Gun Control Fail: Chilean Authorities Discover Pistol Registered to Late Dictator Augusto Pinochet Used in Shootout

Chilean Leader, General Augusto Pinochet, in a close-up as he salutes.
Robert Nickelsberg/Getty Images

Police responding to a shootout between drug-trafficking gangs in Valdivia, Chile, last week, identified one of the weapons confiscated on the scene as having been registered to late dictator Augusto Pinochet.

The firearm, a .380 Pietro Beretta, is registered in the name of Augusto Pinochet, who took power via a coup in 1973 and ruled Chile until 1990. Police had labeled the firearm missing on May 8, 2014, and found the weapon almost nine years later in the possession of a 15-year-old who threw it on the patio of a house inside a bag of drugs as police officers gave chase to him during the operation last week.

Chilean police officers announced on Monday that Pinochet’s firearm was found and seized during an anti-narcotics operation that saw ten men arrested, including two minors.

“In an adjoining house was found a pistol-type firearm, Beretta brand, which was identified in registration records under the name of Augusto Pinochet Ugarte,” Alfonso Salazar, head of the Anti-Narcotics and Organized Crime Brigade of Valdivia explained on Monday.

The teenager accused of participating in the shootout last week is being held under preventive arrest for illegal possession of firearms, unjustified shooting on public roads, attempted homicide, and simple damages.

Chile has enforced gun control laws since the late 1970s, though various governments have modified the measures over the years. Chile allows citizens to legally own up to two firearms provided they undergo an extensive procedure to register the firearms with the corresponding authority, pass official exams on the proper use and maintenance of firearms, obtain psychiatric approval, and undergo a completely different process to obtain a carry permit.
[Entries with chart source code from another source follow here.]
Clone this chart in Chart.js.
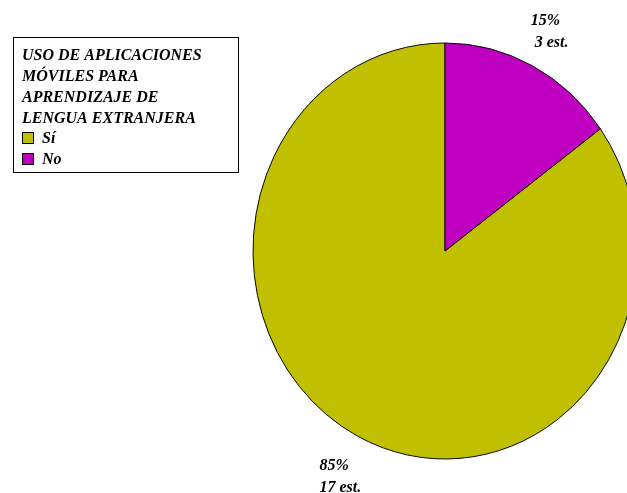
<!DOCTYPE html>
<html>
<head>
<meta charset="utf-8">
<script src="https://cdn.jsdelivr.net/npm/chart.js@4/dist/chart.umd.min.js"></script>
<style>
  html, body { margin: 0; padding: 0; background: #fff; overflow: hidden; }
  #wrap { width: 627px; height: 493px; position: relative; }
</style>
</head>
<body>
<div id="wrap"><canvas id="c" width="627" height="493"></canvas></div>
<script>
// ---- data ----
const legendTitle = ['USO DE APLICACIONES', 'MÓVILES PARA', 'APRENDIZAJE DE', 'LENGUA EXTRANJERA'];
const categories = ['Sí', 'No'];
const counts = [17, 3];
const colors = ['#C0C000', '#C000C0'];

const FONT = 'italic bold 16px "Liberation Serif", "DejaVu Serif", serif';
const SX = 192 / 208; // horizontal squash (ellipse)

const total = counts.reduce((a, b) => a + b, 0);

const squash = {
  id: 'squash',
  beforeDatasetsDraw(chart) {
    const meta = chart.getDatasetMeta(0);
    const cx = meta.data[0].x;
    const ctx = chart.ctx;
    ctx.save();
    ctx.translate(cx, 0);
    ctx.scale(SX, 1);
    ctx.translate(-cx, 0);
  },
  afterDatasetsDraw(chart) {
    chart.ctx.restore();
  }
};

const labelsPlugin = {
  id: 'sliceLabels',
  afterDatasetsDraw(chart) {
    const ctx = chart.ctx;
    const meta = chart.getDatasetMeta(0);
    ctx.save();
    ctx.font = FONT;
    ctx.fillStyle = '#000';
    ctx.textBaseline = 'middle';
    ctx.textAlign = 'left';
    meta.data.forEach((arc, i) => {
      const mid = (arc.startAngle + arc.endAngle) / 2;
      const R = arc.outerRadius * 1.2;
      const px = arc.x + Math.cos(mid) * R * SX;
      const py = arc.y + Math.sin(mid) * R + 3;
      const pct = Math.round(counts[i] / total * 100);
      const lines = [pct + '%', String(counts[i]).padStart(2, ' ') + ' est.'];
      const w = Math.max(...lines.map(l => ctx.measureText(l).width));
      const lh = 22;
      const x0 = px - w / 2;
      const y0 = py - lh / 2;
      lines.forEach((l, k) => ctx.fillText(l, x0, y0 + k * lh));
    });
    ctx.restore();
  }
};

const legendPlugin = {
  id: 'boxLegend',
  afterDraw(chart) {
    const ctx = chart.ctx;
    ctx.save();
    const bx = 13.5, by = 37.5, bw = 225, bh = 135;
    ctx.fillStyle = '#fff';
    ctx.fillRect(bx, by, bw, bh);
    ctx.strokeStyle = '#000';
    ctx.lineWidth = 1;
    ctx.strokeRect(bx, by, bw, bh);
    ctx.font = FONT;
    ctx.fillStyle = '#000';
    ctx.textBaseline = 'middle';
    ctx.textAlign = 'left';
    const lh = 21;
    let y = 55.5;
    legendTitle.forEach(t => { ctx.fillText(t, 22, y); y += lh; });
    y = 138;
    categories.forEach((c, i) => {
      ctx.fillStyle = colors[i];
      ctx.fillRect(22, y - 6, 12, 12);
      ctx.strokeStyle = '#000';
      ctx.strokeRect(22.5, y - 5.5, 11, 11);
      ctx.fillStyle = '#000';
      ctx.fillText(c, 42, y + 1);
      y += 21;
    });
    ctx.restore();
  }
};

new Chart(document.getElementById('c'), {
  type: 'pie',
  data: {
    labels: categories,
    datasets: [{
      data: counts,
      backgroundColor: colors,
      borderColor: '#000',
      borderWidth: 1,
      clip: false
    }]
  },
  options: {
    responsive: false,
    animation: false,
    events: [],
    rotation: 54,
    radius: 208,
    layout: { padding: { left: 263, right: 0, top: 43, bottom: 34 } },
    plugins: { legend: { display: false }, tooltip: { enabled: false } }
  },
  plugins: [squash, labelsPlugin, legendPlugin]
});
</script>
</body>
</html>
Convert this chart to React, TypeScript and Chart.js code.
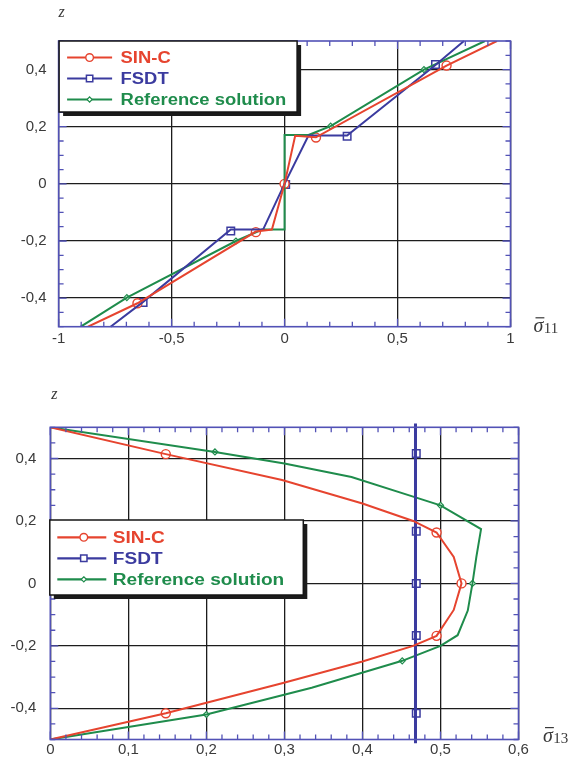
import React, { useEffect, useRef } from 'react';
import { Chart, registerables } from 'chart.js';

Chart.register(...registerables);

// ---------- Top chart: sigma_11 through the thickness ----------
const s11TickX = [-1, -0.5, 0, 0.5, 1];
const s11TickZ = [-0.4, -0.2, 0, 0.2, 0.4];

const s11SinCX = [-0.87, -0.651, -0.127, -0.056, 0, 0.047, 0.139, 0.717, 0.94];
const s11SinCZ = [-0.5, -0.418, -0.167, -0.16, 0, 0.168, 0.163, 0.414, 0.5];
const s11SinCMarkX = [-0.651, -0.127, 0, 0.139, 0.717];
const s11SinCMarkZ = [-0.418, -0.169, 0, 0.162, 0.414];

const s11FsdtX = [-0.77, -0.626, -0.238, -0.095, 0, 0.106, 0.277, 0.668, 0.794];
const s11FsdtZ = [-0.5, -0.413, -0.16, -0.16, 0, 0.169, 0.169, 0.416, 0.5];
const s11FsdtMarkX = [-0.626, -0.238, 0.005, 0.277, 0.668];
const s11FsdtMarkZ = [-0.415, -0.165, -0.002, 0.167, 0.418];

const s11RefX = [-0.902, -0.698, -0.215, -0.099, 0, 0, 0.106, 0.204, 0.617, 0.887];
const s11RefZ = [-0.5, -0.398, -0.2, -0.16, -0.16, 0.171, 0.171, 0.202, 0.4, 0.5];
const s11RefMarkX = [-0.698, -0.215, 0, 0.204, 0.617];
const s11RefMarkZ = [-0.398, -0.2, 0, 0.202, 0.4];

// ---------- Bottom chart: sigma_13 through the thickness ----------
const s13TickX = [0, 0.1, 0.2, 0.3, 0.4, 0.5, 0.6];
const s13TickZ = [-0.4, -0.2, 0, 0.2, 0.4];

const s13SinCX = [0, 0.148, 0.297, 0.4, 0.465, 0.495, 0.517, 0.527, 0.517, 0.495, 0.465, 0.4, 0.297, 0.148, 0];
const s13SinCZ = [0.5, 0.414, 0.331, 0.256, 0.2, 0.163, 0.085, 0, -0.085, -0.168, -0.2, -0.25, -0.32, -0.416, -0.5];
const s13SinCMarkX = [0.148, 0.495, 0.527, 0.495, 0.148];
const s13SinCMarkZ = [0.414, 0.163, 0, -0.168, -0.416];

const s13FsdtX = [0.468, 0.468];
const s13FsdtZ = [0.512, -0.512];
const s13FsdtMarkX = [0.469, 0.469, 0.469, 0.469, 0.469];
const s13FsdtMarkZ = [0.416, 0.167, 0, -0.167, -0.416];

const s13RefX = [0, 0.211, 0.3, 0.386, 0.466, 0.5, 0.552, 0.546, 0.541, 0.535, 0.522, 0.5, 0.451, 0.335, 0.2, 0];
const s13RefZ = [0.5, 0.421, 0.384, 0.341, 0.277, 0.25, 0.174, 0.085, 0, -0.087, -0.166, -0.2, -0.248, -0.334, -0.42, -0.5];
const s13RefMarkX = [0.211, 0.5, 0.541, 0.451, 0.2];
const s13RefMarkZ = [0.421, 0.25, 0, -0.248, -0.42];

const seriesLabels = ['SIN-C', 'FSDT', 'Reference solution'];

// ---------- styles ----------
const FRAME = '#5252b6';
const RED = '#e6442f';
const BLUE = '#3b3b9f';
const GREEN = '#1f8c4c';
const GRID = '#1c1c1c';
const TEXT = '#3a3a3a';
const SANS = '"Liberation Sans", Arial, Helvetica, sans-serif';
const SERIF = '"Liberation Serif", "DejaVu Serif", serif';

const pts = (xs: number[], zs: number[]) => xs.map((x, i) => ({ x, y: zs[i] }));

const fmt = (v: number) => {
  if (Math.abs(v) < 1e-9) return '0';
  return String(+v.toFixed(2)).replace('.', ',');
};

const framePlugin = {
  id: 'frame',
  afterDatasetsDraw(chart: any, _args: any, opts: any) {
    const { ctx, chartArea: a, scales } = chart;
    const sx = scales.x;
    const sy = scales.y;
    ctx.save();
    const minorLen = 5;
    const majorLen = 8;
    ctx.strokeStyle = FRAME;
    ctx.lineWidth = 1.3;
    ctx.beginPath();
    const nx = Math.round((sx.max - sx.min) / opts.xMinor);
    for (let i = 0; i <= nx; i++) {
      const v = sx.min + i * opts.xMinor;
      const major = opts.xMajor.some((m: number) => Math.abs(m - v) < 1e-6);
      const len = major ? majorLen : minorLen;
      const px = sx.getPixelForValue(v);
      ctx.moveTo(px, a.top);
      ctx.lineTo(px, a.top + len);
      ctx.moveTo(px, a.bottom);
      ctx.lineTo(px, a.bottom - len);
    }
    const ny = Math.round((sy.max - sy.min) / opts.yMinor);
    for (let i = 0; i <= ny; i++) {
      const v = sy.min + i * opts.yMinor;
      const major = opts.yMajor.some((m: number) => Math.abs(m - v) < 1e-6);
      const len = major ? majorLen : minorLen;
      const py = sy.getPixelForValue(v);
      ctx.moveTo(a.left, py);
      ctx.lineTo(a.left + len, py);
      ctx.moveTo(a.right, py);
      ctx.lineTo(a.right - len, py);
    }
    ctx.stroke();
    ctx.lineWidth = 1.6;
    ctx.strokeRect(a.left, a.top, a.right - a.left, a.bottom - a.top);
    ctx.restore();
  },
};

function drawMarker(ctx: CanvasRenderingContext2D, style: string, x: number, y: number, r: number) {
  ctx.beginPath();
  if (style === 'circle') {
    ctx.arc(x, y, r, 0, Math.PI * 2);
  } else if (style === 'rect') {
    const s = r * Math.SQRT1_2;
    ctx.rect(x - s, y - s, 2 * s, 2 * s);
  } else {
    ctx.moveTo(x, y - r);
    ctx.lineTo(x + r, y);
    ctx.lineTo(x, y + r);
    ctx.lineTo(x - r, y);
    ctx.closePath();
  }
  ctx.fill();
  ctx.stroke();
}

const legendPlugin = {
  id: 'boxLegend',
  afterDraw(chart: any, _args: any, o: any) {
    const { ctx, chartArea: a } = chart;
    const bx = a.left + o.dx;
    const by = a.top + o.dy;
    ctx.save();
    ctx.fillStyle = '#1b1b1b';
    ctx.fillRect(bx + 4, by + 4, o.w, o.h);
    ctx.fillStyle = '#ffffff';
    ctx.fillRect(bx, by, o.w, o.h);
    ctx.strokeStyle = '#151515';
    ctx.lineWidth = 1.5;
    ctx.strokeRect(bx, by, o.w, o.h);
    const ds = chart.data.datasets;
    for (let i = 0; i < 3; i++) {
      const line = ds[i];
      const mark = ds[i + 3];
      const yy = by + o.row0 + i * o.rowGap;
      ctx.strokeStyle = line.borderColor;
      ctx.lineWidth = 2.2;
      ctx.beginPath();
      ctx.moveTo(bx + o.lineX0, yy);
      ctx.lineTo(bx + o.lineX1, yy);
      ctx.stroke();
      ctx.fillStyle = '#ffffff';
      ctx.strokeStyle = mark.borderColor;
      ctx.lineWidth = mark.borderWidth;
      drawMarker(ctx, mark.pointStyle, bx + o.markX, yy, mark.pointRadius * 0.85);
      ctx.save();
      ctx.translate(bx + o.textX, yy);
      ctx.scale(o.stretch, 1);
      ctx.font = 'bold 16px ' + SANS;
      ctx.fillStyle = line.borderColor;
      ctx.textBaseline = 'middle';
      ctx.textAlign = 'left';
      ctx.fillText(line.label, 0, 1);
      ctx.restore();
    }
    ctx.restore();
  },
};

const titlePlugin = {
  id: 'axisTitles',
  afterDraw(chart: any, _args: any, o: any) {
    const { ctx, chartArea: a } = chart;
    ctx.save();
    ctx.fillStyle = TEXT;
    ctx.textBaseline = 'alphabetic';
    ctx.textAlign = 'left';
    // z title
    ctx.font = 'italic 16px ' + SERIF;
    ctx.fillText('z', a.left + o.zdx, a.top + o.zdy);
    // sigma bar title
    const sx = a.right + o.sdx;
    const sb = a.bottom + o.sdy;
    ctx.font = 'italic 20px ' + SERIF;
    ctx.fillText('σ', sx, sb);
    const w = ctx.measureText('σ').width;
    ctx.fillRect(sx + 2, sb - 15, w - 1, 1.2);
    ctx.font = '15px ' + SERIF;
    ctx.fillText(o.sub, sx + w + 0.5, sb + 1);
    ctx.restore();
  },
};

function makeConfig(p: any) {
  const lineDs = (label: string, data: any, color: string, width: number, clip: any) => ({
    label,
    data,
    borderColor: color,
    backgroundColor: color,
    borderWidth: width,
    showLine: true,
    pointRadius: 0,
    tension: 0,
    clip,
  });
  const markDs = (label: string, data: any, color: string, style: string, r: number, bw: number) => ({
    label,
    data,
    showLine: false,
    borderColor: color,
    backgroundColor: '#ffffff',
    pointStyle: style,
    pointRadius: r,
    borderWidth: bw,
    clip: false,
  });
  return {
    type: 'scatter',
    data: {
      datasets: [
        lineDs(seriesLabels[0], p.red, RED, 2, 0),
        lineDs(seriesLabels[1], p.blue, BLUE, p.blueWidth, false),
        lineDs(seriesLabels[2], p.green, GREEN, 2, 0),
        markDs(seriesLabels[0], p.redM, RED, 'circle', 4.5, 1.4),
        markDs(seriesLabels[1], p.blueM, BLUE, 'rect', 5.3, 1.5),
        markDs(seriesLabels[2], p.greenM, GREEN, 'rectRot', 3, 1.2),
      ],
    },
    options: {
      responsive: false,
      animation: false,
      events: [],
      layout: { padding: p.padding },
      scales: {
        x: {
          type: 'linear',
          min: p.xMin,
          max: p.xMax,
          afterFit: (s: any) => { s.height = p.xAxisH; },
          afterBuildTicks: (s: any) => { s.ticks = p.xTicks.map((v: number) => ({ value: v })); },
          grid: { color: GRID, lineWidth: 1.3, drawTicks: false },
          border: { display: false },
          ticks: {
            color: TEXT,
            font: { family: SANS, size: 15 },
            padding: p.xPad,
            maxRotation: 0,
            autoSkip: false,
            callback: (v: any) => fmt(Number(v)),
          },
        },
        y: {
          type: 'linear',
          min: -0.5,
          max: 0.5,
          afterFit: (s: any) => { s.width = p.yAxisW; },
          afterBuildTicks: (s: any) => { s.ticks = p.yTicks.map((v: number) => ({ value: v })); },
          grid: { color: GRID, lineWidth: 1.3, drawTicks: false },
          border: { display: false },
          ticks: {
            color: TEXT,
            font: { family: SANS, size: 15 },
            padding: p.yPad,
            autoSkip: false,
            callback: (v: any) => fmt(Number(v)),
          },
        },
      },
      plugins: {
        legend: { display: false },
        tooltip: { enabled: false },
        frame: { xMinor: p.xMinor, yMinor: 0.05, xMajor: p.xTicks, yMajor: p.yTicks },
        boxLegend: p.legend,
        axisTitles: p.titles,
      },
    },
    plugins: [framePlugin, legendPlugin, titlePlugin],
  };
}

const TOP_H = 360;
const BOT_H = 403;

function ChartCanvas({ config, top, height }: { config: any; top: number; height: number }) {
  const ref = useRef<HTMLCanvasElement>(null);
  useEffect(() => {
    const chart = new Chart(ref.current as HTMLCanvasElement, config);
    return () => chart.destroy();
  }, []);
  return (
    <canvas
      ref={ref}
      width={574}
      height={height}
      style={{ position: 'absolute', left: 0, top, width: 574, height, display: 'block' }}
    />
  );
}

export default function App() {
  const topConfig = makeConfig({
    red: pts(s11SinCX, s11SinCZ),
    blue: pts(s11FsdtX, s11FsdtZ),
    green: pts(s11RefX, s11RefZ),
    redM: pts(s11SinCMarkX, s11SinCMarkZ),
    blueM: pts(s11FsdtMarkX, s11FsdtMarkZ),
    greenM: pts(s11RefMarkX, s11RefMarkZ),
    blueWidth: 2,
    xMin: -1,
    xMax: 1,
    xTicks: s11TickX,
    yTicks: s11TickZ,
    xMinor: 0.1,
    padding: { left: 0, right: 63.5, top: 41, bottom: TOP_H - 326.7 - 20 },
    xAxisH: 20,
    yAxisW: 58.6,
    xPad: 3,
    yPad: 12,
    legend: { dx: 0.5, dy: 0, w: 238, h: 71, row0: 16.5, rowGap: 21, lineX0: 8, lineX1: 53, markX: 30.5, textX: 61.5, stretch: 1.15 },
    titles: { zdx: 0, zdy: -24.5, sdx: 23, sdy: 5.5, sub: '11' },
  });
  const botConfig = makeConfig({
    red: pts(s13SinCX, s13SinCZ),
    blue: pts(s13FsdtX, s13FsdtZ),
    green: pts(s13RefX, s13RefZ),
    redM: pts(s13SinCMarkX, s13SinCMarkZ),
    blueM: pts(s13FsdtMarkX, s13FsdtMarkZ),
    greenM: pts(s13RefMarkX, s13RefMarkZ),
    blueWidth: 3,
    xMin: 0,
    xMax: 0.6,
    xTicks: s13TickX,
    yTicks: s13TickZ,
    xMinor: 0.02,
    padding: { left: 0, right: 55.5, top: 67.3, bottom: BOT_H - 379.5 - 18 },
    xAxisH: 18,
    yAxisW: 50.3,
    xPad: 1,
    yPad: 14,
    legend: { dx: -0.5, dy: 92.7, w: 253.5, h: 75, row0: 17.3, rowGap: 21, lineX0: 7.5, lineX1: 56.5, markX: 34, textX: 63, stretch: 1.19 },
    titles: { zdx: 1, zdy: -28.5, sdx: 24.5, sdy: 2.5, sub: '13' },
  });
  return (
    <div style={{ position: 'absolute', left: 0, top: 0, width: 574, height: 763, background: '#ffffff' }}>
      <ChartCanvas config={topConfig} top={0} height={TOP_H} />
      <ChartCanvas config={botConfig} top={TOP_H} height={BOT_H} />
    </div>
  );
}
Far-left President Gabriel Boric made calls for a “total ban on gun ownership” last year during his first annual speech as president. Days later, Boric announced that he hoped to imitate Canadian Prime Minister Justin Trudeau’s gun control policies during an official visit to Canada and called for international firearm control legislation.

Chile has seen a recent, dramatic upsurge in crime and violence that has led to the country’s highest homicide, rape, and illegal firearms possession rates in a decade. The growing violence in Chile saw three members of Chile’s Carabineros law enforcement gendarmerie killed on the job in the span of 23 days between March and April.

A poll published in April showed that 95 percent of Chileans approved the use of firearms by Carabineros to control violence in the streets — a 46-percent increase compared to results obtained in November 2019 during the intense wave of far-left riots.

The out-of-control crime prompted the Chilean government to launch a security and police intervention plan known as Calles sin Violencia (“Streets Without Violence”) in April across 46 of the country’s municipalities, where 50 percent of the country’s violent crime has been reported.

On Tuesday, the Carabineros announced that they had, so far, conducted 6,117 arrests and have seized over 380 kilograms of drugs and 49 firearms across the country under the security plan.

“We are not happy, but we continue to work so that this trend finally reaches levels that mean that the community, the citizens, can develop their activities in complete normality and safety,” Carabineros’ head of the Eastern Zone General Jean Camus said.

Robberies, thrifts, and instances of public disorder reached their peak in 2019 when far-left rioters unleashed a multi-year wave of violence that initially started over public transit fare hikes and escalated to demands for a complete replacement of the nation’s constitution.

Despite their demands having been met, the far-left rioters did not cease their wave of violent activity, which prompted the nation’s far-left President Gabriel Boric to plead with the leftists last year to stop “normalizing violence.”

The demands for a new constitution translated into a lengthy process that produced a new far-left core legal structure overwhelmingly rejected via a national referendum in September. Left-wing calls for a new constitution seem to have backfired, as a second attempt to rewrite the constitution resulted in the election of an overwhelmingly conservative Constituent Council last Sunday.